Прошло еще несколько лет… Они не принесли чего-либо нового в жизнь Виктора. Занятия в школе, работа дома в своем хозяйстве. В преподавании появился необходимый опыт. Привыкли к нему и школьники.
Главное, в школе и дома он трудился наравне со всеми.
— Работяга! — говорили про него соседи. — Любит трудиться. — Трудолюбие Виктора вызывало уважение у окружающих. Пила, топор, рубанок, правда, с трудом, с помощью особых приспособлений, подчинялись его «рукам». Уже давно почти полностью он обслуживал себя сам, не нуждаясь в няньках.
Постройка своей новой избы на свободном плане напротив старой затянулась на два года. Но зато они жили теперь в добротном доме — просторном пятистенке, с разными хозяйственными пристройками. На дворе корова, теленок, несколько овец, куры. Жена работала бухгалтером в соседнем леспромхозе, мать, как и прежде, трудилась в колхозе и дома, помогая растить двух внучат — сына и дочь Виктора. Чего же можно большего желать? Кажется, он достиг всего, чего хотел. Жили в достатке, в мире и согласии, без лишних споров и ненужных ссор. Все уважали друг друга. Все трудились. Соседи завидовали, говорили Нине:
— Как хорошо вы живете!..
— Ну как, по-прежнему рисуешь? — интересовался Иван Иванович Сидорин, любивший заглядывать к Виктору в новую избу.
— Иногда рисую.
Учитель рассказал, что от рисования он больше уставал, чем от другой работы. Слезился глаз. Боялся его Виктор чрезмерно напрягать. Врачи тоже не советовали.
— А я просто запрещаю… — вмешалась в разговор Нина.
— Она у меня диктатор, — улыбнулся Виктор.
Все же он достал папку и показал старику последние рисунки. Это были карандашные наброски односельчан и возвращавшегося с поля стада. Красками Виктор уже больше не рисовал.
Вышел Виктор проводить Ивана Ивановича на крыльцо. И залюбовался. Солнечным июльским светом была озарена деревня. От недавнего теплого дождя-ливня дымились крыши. Было жарко. Белели на деревенской улице свежими бревнами новостройки. Пахло цветущей липой, тополем, еловой смолой. Виктор медленно прошел по двору в огород, где стоял небольшой сарай и несколько ульев с пчелами. Многое здесь было сделано своими руками: и изгородь на усадьбе, и скамейка возле дома. Подбежала трехлетняя дочка Таня. Отец поднял ее на «руки». Вслед за ней, немного бычась, приблизился пятилетний Николай. Он явно был обижен, что сестренку ласкают, а его нет. Пришлось и его приголубить.

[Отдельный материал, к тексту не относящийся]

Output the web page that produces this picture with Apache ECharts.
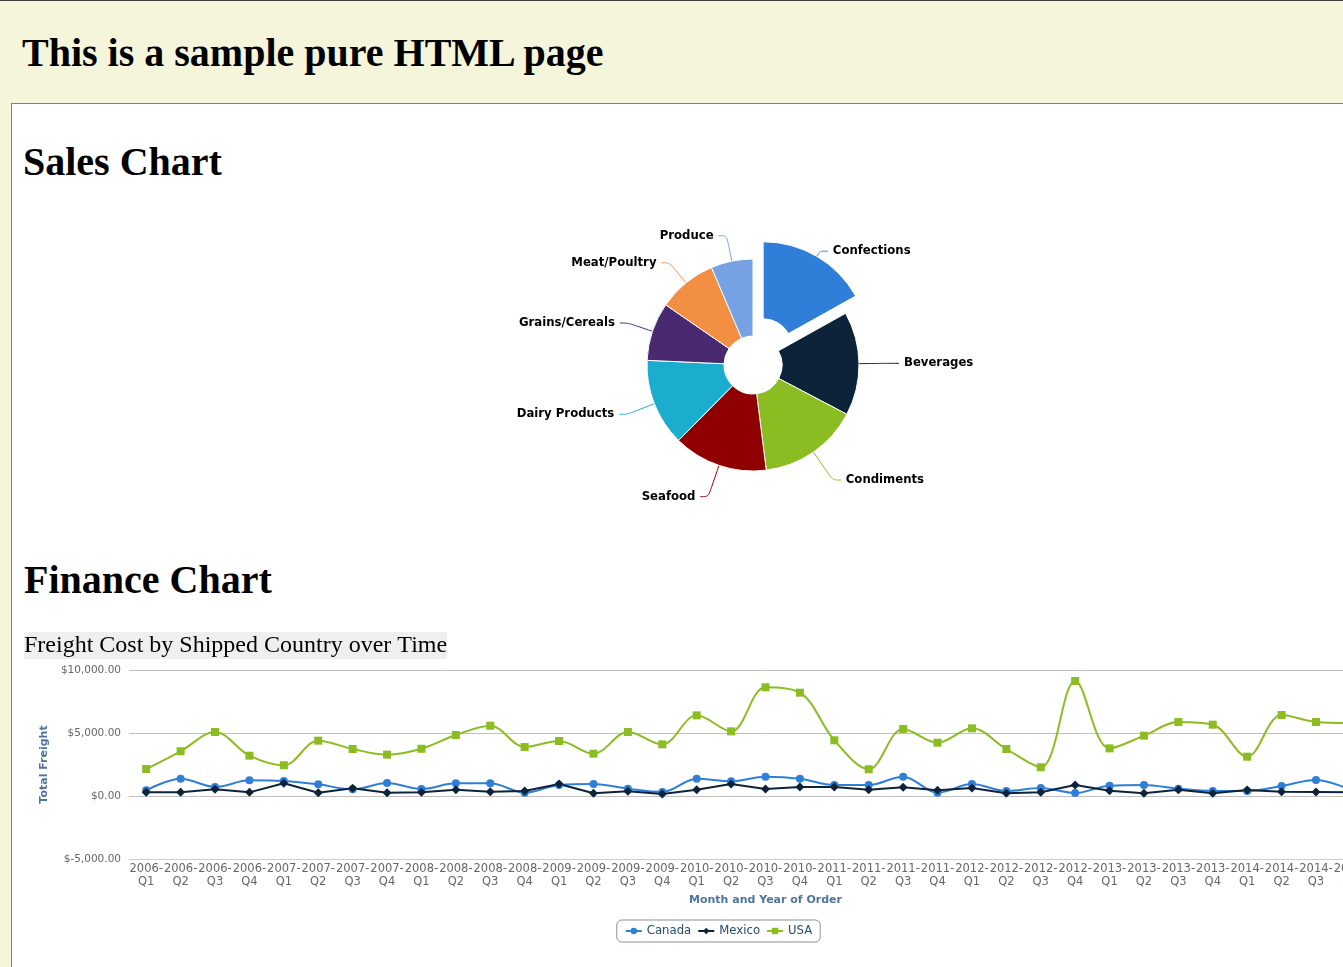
<!DOCTYPE html>
<html>
<head>
<meta charset="utf-8">
<title>This is a sample pure HTML page</title>
<script src="https://cdn.jsdelivr.net/npm/echarts@6/dist/echarts.min.js"></script>
<style>
  html, body { margin: 0; padding: 0; width: 1343px; height: 967px; overflow: hidden; }
  body { background: #f5f5dc; position: relative; }
  .topline { position: absolute; left: 0; top: 0; width: 1343px; height: 1px; background: #3c3c3c; }
  h1, h2 { position: absolute; margin: 0; font-family: "Liberation Serif", "Times New Roman", serif;
           font-weight: bold; font-size: 40px; line-height: 40px; color: #000; white-space: nowrap; }
  #pageTitle { left: 22px; top: 33px; }
  .panel { position: absolute; left: 11px; top: 103px; width: 1400px; height: 900px;
           background: #fff; border-left: 1px solid #808080; border-top: 1px solid #808080; }
  #salesTitle { left: 23px; top: 142px; }
  #financeTitle { left: 24px; top: 560px; }
  #pie { position: absolute; left: 12px; top: 190px; width: 1400px; height: 360px; }
  #line { position: absolute; left: 24px; top: 631px; width: 1389px; height: 330px; }
</style>
</head>
<body>
<div class="topline"></div>
<h1 id="pageTitle">This is a sample pure HTML page</h1>
<div class="panel"></div>
<h2 id="salesTitle">Sales Chart</h2>
<div id="pie"></div>
<h2 id="financeTitle">Finance Chart</h2>
<div id="line"></div>
<script>
  // pie: share of sales by category (clockwise from 12 o'clock)
  const categories = ['Confections', 'Beverages', 'Condiments', 'Seafood',
                      'Dairy Products', 'Grains/Cereals', 'Meat/Poultry', 'Produce'];
  const categorySales = [16.9, 15.8, 15.3, 14.4, 13.3, 8.9, 9.0, 6.4];
  const categoryColors = ['#2f7ed8', '#0d233a', '#8bbc21', '#910000',
                          '#1aadce', '#492970', '#f28f43', '#77a1e5'];

  // line: freight per quarter (last quarter is outside the visible page)
  const quarters = [
    '2006-Q1', '2006-Q2', '2006-Q3', '2006-Q4', '2007-Q1', '2007-Q2', '2007-Q3', '2007-Q4',
    '2008-Q1', '2008-Q2', '2008-Q3', '2008-Q4', '2009-Q1', '2009-Q2', '2009-Q3', '2009-Q4',
    '2010-Q1', '2010-Q2', '2010-Q3', '2010-Q4', '2011-Q1', '2011-Q2', '2011-Q3', '2011-Q4',
    '2012-Q1', '2012-Q2', '2012-Q3', '2012-Q4', '2013-Q1', '2013-Q2', '2013-Q3', '2013-Q4',
    '2014-Q1', '2014-Q2', '2014-Q3', '2014-Q4', '2015-Q1'
  ];
  const canada = [450, 1375, 714, 1245, 1190, 925, 530, 1030, 555, 1005, 1005, 265,
                  873, 952, 580, 317, 1375, 1164, 1534, 1375, 873, 873, 1534, 265,
                  952, 397, 635, 238, 820, 873, 580, 397, 397, 794, 1270, 500, null];
  const mexico = [290, 290, 530, 290, 1005, 265, 610, 265, 290, 500, 340, 397,
                  952, 212, 370, 160, 500, 952, 555, 714, 714, 500, 690, 450,
                  635, 212, 290, 873, 424, 212, 500, 212, 476, 340, 317, 300, null];
  const usa = [2140, 3550, 5080, 3200, 2440, 4390, 3730, 3280, 3750, 4840, 5580, 3890,
               4365, 3360, 5080, 4100, 6400, 5130, 8630, 8200, 4420, 2120, 5320, 4230,
               5370, 3730, 2280, 9130, 3780, 4790, 5870, 5660, 3120, 6430, 5870, 5780, null];
  const yTicks = { min: -5000, max: 10000, step: 5000 };

  const FONT = '"DejaVu Sans", Verdana, sans-serif';

  function money(v) {
    const sign = v < 0 ? '-' : '';
    const s = Math.abs(v).toFixed(2).replace(/\B(?=(\d{3})+(?!\d))/g, ',');
    return '$' + sign + s;
  }

  // per-slice connector tweaks so labels sit where the reference puts them
  const connectorFor = {
    'Confections': { length: 6 },
    'Beverages': { length2: 14 },
    'Condiments': { length: 34 },
    'Seafood': { length: 33 },
    'Dairy Products': { length: 29 }
  };

  const pie = echarts.init(document.getElementById('pie'), null, { renderer: 'canvas' });
  pie.setOption({
    animation: false,
    color: categoryColors,
    series: [{
      type: 'pie',
      center: [741, 175],
      radius: [29, 106],
      startAngle: 90,
      clockwise: true,
      avoidLabelOverlap: false,
      selectedMode: 'single',
      selectedOffset: 20,
      itemStyle: { borderColor: '#ffffff', borderWidth: 1 },
      label: {
        show: true,
        position: 'outside',
        fontFamily: FONT,
        fontSize: 11.7,
        fontWeight: 'bold',
        color: '#000',
        distanceToLabelLine: 5
      },
      labelLine: { show: true, length: 26, length2: 8, smooth: 0.3, lineStyle: { width: 1 } },
      emphasis: { disabled: true },
      data: categories.map((name, i) => ({
        name,
        value: categorySales[i],
        selected: i === 0,
        labelLine: connectorFor[name]
      }))
    }]
  });

  const line = echarts.init(document.getElementById('line'), null, { renderer: 'canvas' });
  line.setOption({
    animation: false,
    color: ['#2f7ed8', '#0d233a', '#8bbc21'],
    title: {
      text: 'Freight Cost by Shipped Country over Time',
      left: 0,
      top: 1,
      padding: 0,
      backgroundColor: '#efefef',
      textStyle: {
        fontFamily: '"Liberation Serif", "Times New Roman", serif',
        fontSize: 24,
        fontWeight: 'normal',
        color: '#000',
        lineHeight: 27
      }
    },
    grid: { left: 105, right: 11, top: 39, bottom: 102 },
    legend: {
      top: 289,
      left: 'center',
      borderColor: '#909090',
      borderWidth: 1,
      borderRadius: 5,
      padding: [5, 8],
      itemGap: 6,
      itemWidth: 16,
      itemHeight: 8,
      textStyle: { fontFamily: FONT, fontSize: 11.7, color: '#274b6d' },
      data: ['Canada', 'Mexico', 'USA']
    },
    xAxis: {
      type: 'category',
      data: quarters,
      boundaryGap: true,
      axisLine: { onZero: false, lineStyle: { color: '#c0d0e0', width: 1 } },
      axisTick: { length: 5, lineStyle: { color: '#c0d0e0' } },
      axisLabel: {
        interval: 0,
        margin: 4,
        color: '#666',
        fontFamily: FONT,
        fontSize: 11.5,
        lineHeight: 13,
        formatter: v => v.replace('-', '-\n')
      },
      name: 'Month and Year of Order',
      nameLocation: 'middle',
      nameGap: 36,
      nameTextStyle: { fontFamily: FONT, fontSize: 11, fontWeight: 'bold', color: '#4d759e' }
    },
    yAxis: {
      type: 'value',
      min: yTicks.min,
      max: yTicks.max,
      interval: yTicks.step,
      axisLine: { show: false },
      axisTick: { show: false },
      splitLine: { lineStyle: { color: '#c0c0c0', width: 1 } },
      axisLabel: { margin: 8, color: '#666', fontFamily: FONT, fontSize: 10.5, formatter: money },
      name: 'Total Freight',
      nameLocation: 'middle',
      nameGap: 76,
      nameTextStyle: { fontFamily: FONT, fontSize: 11, fontWeight: 'bold', color: '#4d759e' }
    },
    series: [
      { name: 'Canada', type: 'line', data: canada, smooth: 0.35, symbol: 'circle', symbolSize: 8,
        lineStyle: { width: 2 }, emphasis: { disabled: true } },
      { name: 'Mexico', type: 'line', data: mexico, smooth: false, symbol: 'diamond', symbolSize: 9,
        lineStyle: { width: 2 }, emphasis: { disabled: true } },
      { name: 'USA', type: 'line', data: usa, smooth: 0.35, symbol: 'rect', symbolSize: 8,
        lineStyle: { width: 2 }, emphasis: { disabled: true } }
    ]
  });
</script>
</body>
</html>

— Дайте отцу отдохнуть! — строго прикрикнула на ребят мать.
Вернулся обратно в избу. Снова устроился за своим столом. Вскоре устал. Много писать тяжело. Пожалуй, тяжелее, чем копать землю или пилить дрова. Близок вечер. Стоя у раскрытого окна, Виктор машинально наблюдает за предвечерней жизнью в деревне.
— О чем ты сейчас думаешь? — спрашивает неслышно подошедшая сзади Нина. Ласково обнимает мужа.
— Так, ни о чем, — отвечает он.
— А я знаю-ю-ю… — тянет она. — Беспокоишься, как завтра выступишь с лекцией в Горбатове? Безотказный ты… что ни поручат, соглашаешься. Я бы на твоем месте давно отказалась читать лекции… Разве у тебя, помимо своих забот и поручений райкома, дел мало?
И стала перечислять:
— Лекции читаешь, с докладами выступаешь. Кружок текущей политики в Горбатове…
— Ну, ну, — недовольно перебил жену Виктор. — Я такой же коммунист, как и остальные. Дисциплина для всех одинакова.
Первое время в райкоме и в роно не обременяли его поручениями. А потом, привыкнув, почти не делали исключения, порой не задумываясь, что «выполнить, принять участие» для него не так-то просто. Даже добраться до станции, в районный поселок в кузове попутного грузовика сложнее, чем для остальных.